As Fox News first reported, Trump hauled in $9.4 million in less than a week after he surrendered to authorities in Atlanta in the Georgia election interference case and had his mug shot taken. The photo was instantly featured on T-shirts, mugs and posters, fueling fundraising. Trump’s campaign touted that in total, they raked in over $20 million in August.

Trump is also dominating coverage of the GOP nomination race with his trips to courthouses in New York, Miami, Washington and Atlanta receiving wall-to-wall coverage on the cable news networks and online.
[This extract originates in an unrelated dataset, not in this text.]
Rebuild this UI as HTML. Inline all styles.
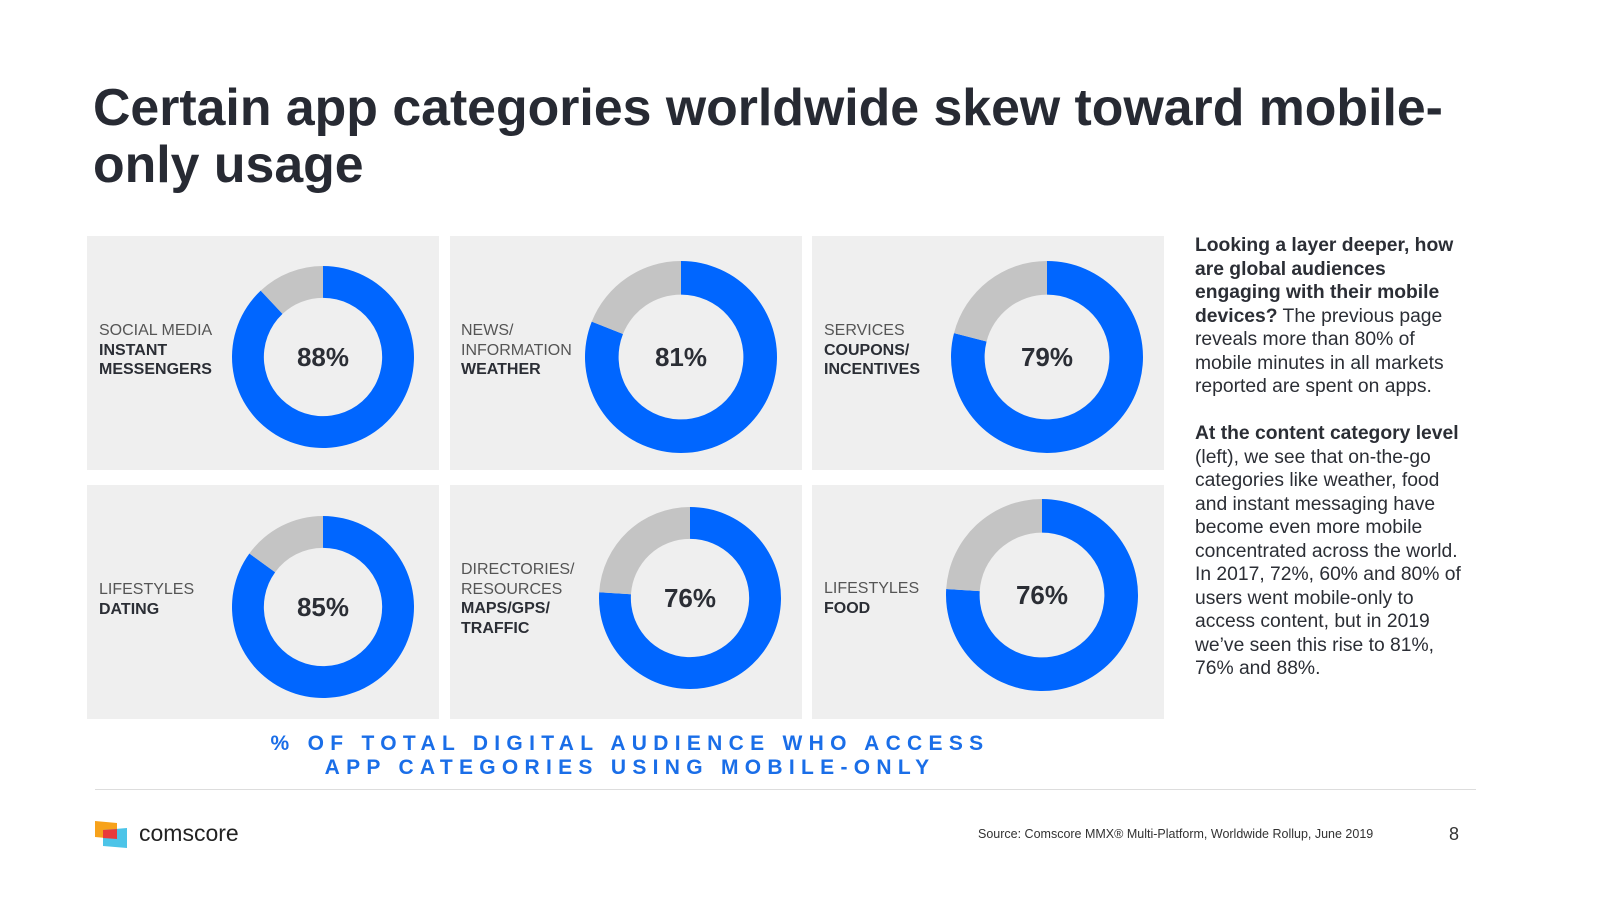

Campaign aides tell Fox News the former president’s schedule will likely pick up in the coming weeks – starting with a stop on Friday in South Dakota, where he will team up with an ally and potential 2024 running-mate, conservative Gov. Kristi Noem.

Later in September, Trump is set to speak at the California GOP convention.

While Trump is currently lapping the field, a veteran Republican strategist says the race is far from over.

Longtime New Hampshire-based Republican strategist Jim Merrill, a veteran of numerous GOP presidential campaigns who is neutral in the 2024 nomination race, noted that ‘Donald Trump is king of the hill right now.’

However, Merrill noted that ‘there are a lot of candidates who are working really hard up here and what I’m seeing is that there’s an awful lot of interest in the candidates as they’re going around the state, holding town halls, doing parades. You’re seeing big crowds and interested voters.’